Single by Rick Ross featuring Lil Wayne

from the album Mastermind
- Released: March 13, 2014
- Recorded: 2013
- Genre: Hip hop
- Length: 4:24
- Label: Maybach; Slip-n-Slide; Def Jam;
- Songwriters: William Roberts II; Dwayne Carter, Jr.; Erik Ortiz; Kevin Crowe; Kenny Bartolomei; Anes Ansouri "Enesse"; Adam Carter; Damani Thompson; Opio Lindsey; Tajai Massey;
- Producer: J.U.S.T.I.C.E. League

Rick Ross singles chronology
| "The Devil Is a Lie" (2013) | "Thug Cry" (2014) | "They Don't Love You No More" (2014) |

Lil Wayne singles chronology
| "We Alright" (2014) | "Thug Cry" (2014) | "Believe Me" (2014) |

= Thug Cry =

"Thug Cry" is a song by American hip hop recording artist Rick Ross, released on March 13, 2014 by Maybach, Slip-n-Slide, and Def Jam, as the 2nd and final official single from his sixth studio album Mastermind (2014). The song was produced by J.U.S.T.I.C.E. League, written by Betty Idol and features a guest appearance by American rapper Lil Wayne, along with a hook performed by Betty Idol. The song has since peaked at number 37 on the US Billboard Hot R&B/Hip-Hop Songs chart.
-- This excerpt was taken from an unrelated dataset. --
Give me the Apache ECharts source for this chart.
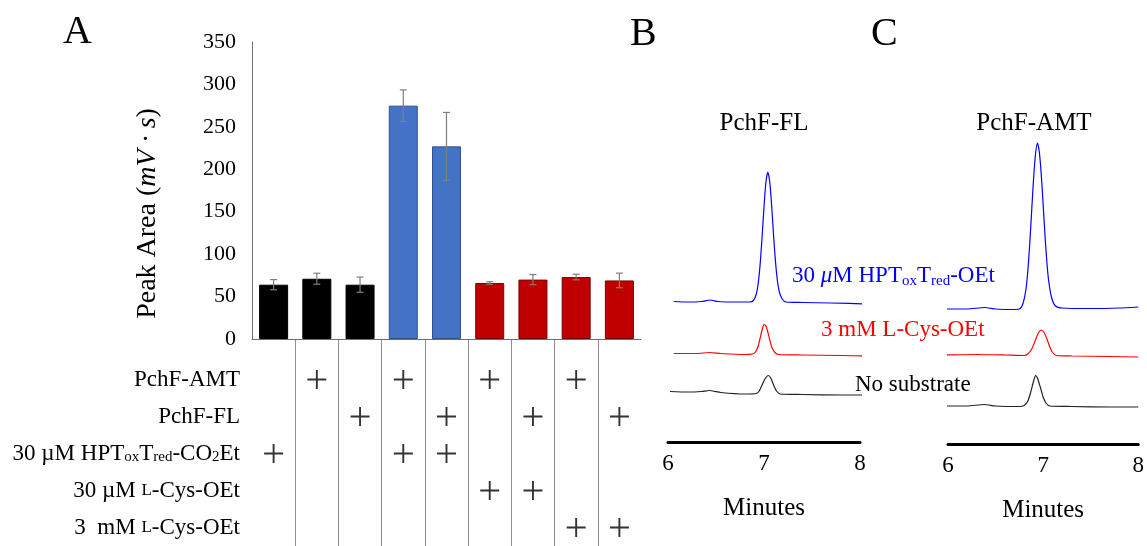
<!DOCTYPE html>
<html>
<head>
<meta charset="utf-8">
<script src="https://cdn.jsdelivr.net/npm/echarts@6/dist/echarts.min.js"></script>
<style>
  html, body { margin: 0; padding: 0; background: #fff; }
  #chart { width: 1147px; height: 546px; }
</style>
</head>
<body>
<div id="chart"></div>
<script>
// Panel A: peak areas for the nine reactions
const lanes = ['1', '2', '3', '4', '5', '6', '7', '8', '9']
const peakArea = [64, 71, 64, 275, 227, 66, 70, 73, 69]
const peakErr = [6, 6.5, 9, 18.5, 40, 1.5, 6, 3.3, 8.6]
const laneGroup = [0, 0, 0, 1, 1, 2, 2, 2, 2]   // 0 = control, 1 = HPT, 2 = Cys
const yTicks = [0, 50, 100, 150, 200, 250, 300, 350]

// reaction table under panel A
const rowLabels = [
  'PchF-AMT',
  'PchF-FL',
  '30 µM HPT{s|ox}T{s|red}-CO{s|2}Et',
  '30 µM {sc|L}-Cys-OEt',
  '3  mM {sc|L}-Cys-OEt'
]
// [lane, row] where a "+" appears
const plusMarks = [
  [1, 0], [3, 0], [5, 0], [7, 0],
  [2, 1], [4, 1], [6, 1], [8, 1],
  [0, 2], [3, 2], [4, 2],
  [5, 3], [6, 3],
  [7, 4], [8, 4]
]

// Panels B/C: chromatograms [minutes, signal a.u.]
const minuteTicks = [6, 7, 8]
const flBlue = [[6.06,140.5],[6.2,140],[6.35,140.5],[6.44,142],[6.52,140.5],[6.7,140],[6.85,140],[6.89,141.5],[6.92,148],[6.94,159],[6.96,178],[6.98,205],[7.00,235],[7.02,260],[7.04,270],[7.06,260],[7.08,236],[7.10,206],[7.12,180],[7.14,161],[7.16,150],[7.19,143],[7.23,140],[7.4,139.5],[7.7,139],[8.09,138]]
const flRed = [[6.06,88.5],[6.3,88.5],[6.43,89.5],[6.55,88.5],[6.8,87.5],[6.88,88],[6.91,90],[6.94,96],[6.96,104],[6.98,112],[7.00,117.5],[7.02,116],[7.04,110],[7.06,102],[7.08,95],[7.11,90],[7.15,87.5],[7.4,87],[7.8,86.5],[8.09,86]]
const flBlack = [[6.02,50.5],[6.2,50],[6.35,50.5],[6.43,51.5],[6.55,49.5],[6.8,48],[6.92,48.5],[6.95,51],[6.98,57],[7.01,63],[7.045,66.5],[7.07,64],[7.10,57],[7.13,51],[7.17,48],[7.4,47.5],[7.8,47],[8.05,47]]
const amtBlue = [[5.97,135],[6.2,135],[6.385,136.5],[6.5,135],[6.7,134.5],[6.76,135.5],[6.79,141],[6.82,155],[6.84,174],[6.86,201],[6.88,234],[6.90,266],[6.92,290],[6.94,301],[6.96,292],[6.98,270],[7.00,240],[7.02,208],[7.04,181],[7.06,162],[7.09,146],[7.13,138],[7.2,136],[7.5,135.5],[7.8,136],[8.0,137]]
const amtRed = [[5.97,89],[6.3,89.5],[6.6,89],[6.8,88.5],[6.84,90],[6.88,95],[6.92,104],[6.95,111],[6.98,114],[7.01,111.5],[7.04,105],[7.07,97],[7.10,91.5],[7.14,88.5],[7.3,88],[7.7,87.5],[8.0,87]]
const amtBlack = [[5.98,38],[6.2,38],[6.38,39.5],[6.5,38],[6.75,37.5],[6.80,38.5],[6.84,43],[6.87,52],[6.90,63],[6.92,68.5],[6.94,66],[6.97,57],[7.00,47],[7.03,41],[7.07,38],[7.3,37.5],[7.7,37],[8.0,37]]

const serif = '"Liberation Serif", "DejaVu Serif", serif'
const groupFill = ['#000000', '#4472c4', '#c00000']
const groupEdge = ['#000000', '#2f528f', '#7a0000']

const chart = echarts.init(document.getElementById('chart'))

// 色谱曲线
const trace = (data, color, idx) => ({
  type: 'line',
  xAxisIndex: idx,
  yAxisIndex: idx,
  data: data,
  showSymbol: false,
  smooth: 0.2,
  clip: false,
  lineStyle: { color: color, width: 1.2 },
  silent: true
})

const txt = (size, color) => ({ fontFamily: serif, fontSize: size, fontWeight: 'normal', color: color || '#000' })

// 时间轴 (B, C)
const minuteAxis = (idx) => ({
  type: 'value', gridIndex: idx, min: minuteTicks[0], max: minuteTicks[2], interval: 1,
  axisLine: { lineStyle: { color: '#000', width: 3 } },
  axisTick: { show: false }, splitLine: { show: false },
  axisLabel: { ...txt(23), margin: 10 },
  name: 'Minutes', nameLocation: 'middle', nameGap: 54,
  nameTextStyle: txt(25)
})

const option = {
  animation: false,
  textStyle: { fontFamily: serif, color: '#000' },
  title: [
    { text: 'A', left: 63, top: 12, padding: 0, textStyle: txt(40) },
    { text: 'B', left: 630, top: 14, padding: 0, textStyle: txt(40) },
    { text: 'C', left: 871, top: 14, padding: 0, textStyle: txt(40) },
    { text: 'PchF-FL', left: 764, top: 111, textAlign: 'center', padding: 0, textStyle: txt(25) },
    { text: 'PchF-AMT', left: 1034, top: 111, textAlign: 'center', padding: 0, textStyle: txt(25) },
    {
      text: '{n|30 }{i|μ}{n|M HPT}{s|ox}{n|T}{s|red}{n|-OEt}',
      left: 792, top: 263, padding: 0,
      textStyle: {
        fontWeight: 'normal',
        rich: {
          n: { ...txt(23, '#0000ff'), lineHeight: 26 },
          i: { ...txt(23, '#0000ff'), fontStyle: 'italic', lineHeight: 26 },
          s: { ...txt(15, '#0000ff'), lineHeight: 12, verticalAlign: 'bottom' }
        }
      }
    },
    { text: '3 mM L-Cys-OEt', left: 821, top: 318, padding: 0, textStyle: txt(23, '#ff0000') },
    { text: 'No substrate', left: 855, top: 373, padding: 0, textStyle: txt(23) }
  ],
  grid: [
    { left: 252, top: 42, width: 389, height: 297 },
    { left: 252, top: 339, width: 389, height: 207 },
    { left: 252, top: 361, width: 389, height: 187.5 },
    { left: 668, top: 102, width: 192, height: 340 },
    { left: 948, top: 104, width: 192, height: 340 }
  ],
  xAxis: [
    {
      type: 'category', gridIndex: 0, data: lanes,
      axisLine: { lineStyle: { color: '#6e6e6e', width: 1 } },
      axisTick: { show: false }, axisLabel: { show: false }
    },
    {
      type: 'category', gridIndex: 1, data: lanes,
      axisLine: { show: false }, axisTick: { show: false }, axisLabel: { show: false },
      splitLine: { show: true, interval: 0, showMinLine: false, showMaxLine: false, lineStyle: { color: '#8c8c8c', width: 1 } }
    },
    {
      type: 'category', gridIndex: 2, data: lanes, show: false
    },
    minuteAxis(3),
    minuteAxis(4)
  ],
  yAxis: [
    {
      type: 'value', gridIndex: 0, min: yTicks[0], max: yTicks[yTicks.length - 1], interval: 50,
      axisLine: { show: true, lineStyle: { color: '#6e6e6e', width: 1 } },
      axisTick: { show: false }, splitLine: { show: false },
      axisLabel: { ...txt(22), margin: 16 },
      name: '{n|Peak Area (}{i|mV · s}{n|)}',
      nameLocation: 'middle', nameGap: 90, nameRotate: 90,
      nameTextStyle: {
        padding: [0, 46, 0, 0],
        rich: {
          n: txt(28),
          i: { ...txt(28), fontStyle: 'italic' }
        }
      }
    },
    { type: 'value', gridIndex: 1, min: 0, max: 1, show: false },
    {
      type: 'category', gridIndex: 2, data: rowLabels, inverse: true,
      axisLine: { show: false }, axisTick: { show: false },
      axisLabel: {
        ...txt(23),
        margin: 12,
        rich: {
          s: { ...txt(15), lineHeight: 10, verticalAlign: 'bottom' },
          sc: txt(17)
        }
      }
    },
    { type: 'value', gridIndex: 3, min: 0, max: 340, show: false },
    { type: 'value', gridIndex: 4, min: 0, max: 340, show: false }
  ],
  series: [
    {
      type: 'bar',
      xAxisIndex: 0, yAxisIndex: 0,
      barWidth: 29,
      data: peakArea.map((v, i) => ({
        value: v,
        itemStyle: { color: groupFill[laneGroup[i]], borderColor: groupEdge[laneGroup[i]], borderWidth: 1 }
      })),
      silent: true
    },
    {
      type: 'custom',
      xAxisIndex: 0, yAxisIndex: 0,
      data: peakArea.map((v, i) => [i, v, peakErr[i]]),
      z: 5,
      renderItem: (params, api) => {
        const i = api.value(0)
        const v = api.value(1)
        const e = api.value(2)
        const hi = api.coord([i, v + e])
        const lo = api.coord([i, v - e])
        const cap = 3.5
        const style = { stroke: '#7f7f7f', lineWidth: 1.2 }
        return {
          type: 'group',
          children: [
            { type: 'line', shape: { x1: hi[0], y1: hi[1], x2: lo[0], y2: lo[1] }, style },
            { type: 'line', shape: { x1: hi[0] - cap, y1: hi[1], x2: hi[0] + cap, y2: hi[1] }, style },
            { type: 'line', shape: { x1: lo[0] - cap, y1: lo[1], x2: lo[0] + cap, y2: lo[1] }, style }
          ]
        }
      },
      silent: true
    },
    {
      type: 'scatter',
      xAxisIndex: 2, yAxisIndex: 2,
      data: plusMarks,
      symbol: 'path://M9,0H11V20H9ZM0,9H20V11H0Z',
      symbolSize: 19,
      itemStyle: { color: '#000' },
      silent: true
    },
    trace(flBlue, '#0000ff', 3),
    trace(flRed, '#ff0000', 3),
    trace(flBlack, '#222222', 3),
    trace(amtBlue, '#0000ff', 4),
    trace(amtRed, '#ff0000', 4),
    trace(amtBlack, '#222222', 4)
  ]
}

chart.setOption(option)
window.addEventListener('resize', () => chart.resize())
</script>
</body>
</html>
The sample comes from "Heather" by Billy Cobham (1974), which was previously used in songs such as "93 'til Infinity" by Souls Of Mischief (1993) and in "No Wheaties" by Big K.R.I.T., Smoke DZA & Curren$y (2010).

== Release ==
"Thug Cry" was serviced to mainstream urban radio in the United States on March 13, 2014 and then to rhythmic contemporary radio in the same country on April 1, 2014 as the third official single from his sixth studio album Mastermind.

== Music video ==
On May 5, 2014, the music video was released for "Thug Cry". The video follows a prisoner, played by actor Wood Harris, as he steps out of jail after serving time. Flashbacks reveal Harris' sentencing leading up to his prison sentence. The video then ends with Ross, Yo Gotti, and friends, welcoming Harris home, giving him a Rolls-Royce.

== Chart performance ==

| Chart (2014) | Peak position |
|---|---|
| UK Singles (Official Charts Company) | 193 |
| UK Hip Hop/R&B (OCC) | 37 |
| US Bubbling Under Hot 100 (Billboard) | 12 |
| US Hot R&B/Hip-Hop Songs (Billboard) | 37 |

==Certifications==

| Region | Certification | Certified units/sales |
| United States (RIAA) | Gold | 500,000^{‡} |
^{‡} Sales+streaming figures based on certification alone.